Play 1 : Install etcd

  • From scratch: Download the binary extract and run download all relevant binary of your OS from Github releases pages extracted and run the etcd executable. Find more details on the following : https://github.com/etcd-io/etcd

When you run etcd it starts a service that listens on port 2379 by default. You can then attach any clients to the etcd service to store and retrieve information. The default client that comes with etcd is the ETCD control client. The etcdctl is a command line client for ETCD. You can use it to store and retrieve key-value pairs. The usage like the following :

 ./etcdctl set key1 value1

 ./etcdctl get key1
  • Via Kubeadm: If you set up your cluster using kubeadm then kubeadm deploys the ETCD server for your as a Pod in the kube-system namespace. You can explore the etcd database using the etcdctl utitlity within this pod.

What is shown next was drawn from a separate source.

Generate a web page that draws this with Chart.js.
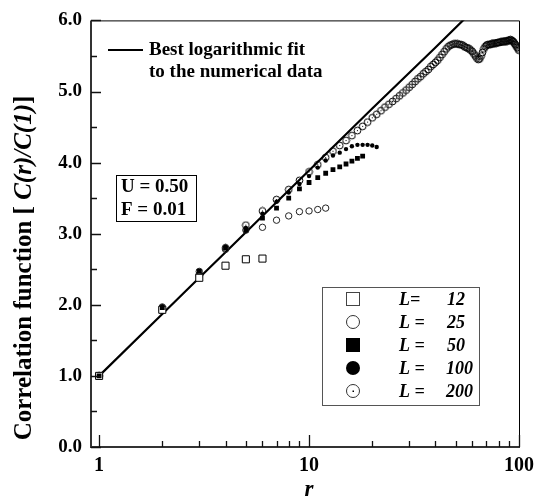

To list all keys stored by Kubernetes, run the etcdctl get command like the following : kubectl exec etcd-master -n kube-system etcdctl get / --prefix -keys-only

When we set up high availability in Kubernetes the only option to note for now is the advertised client url. This is the address on which ETCD listens. It happens to be on the IP of the server an on port 2379 which is the default port on which etcd listens. This is the URL that should be configured on the kube-api server when it tries to reach the etcd server.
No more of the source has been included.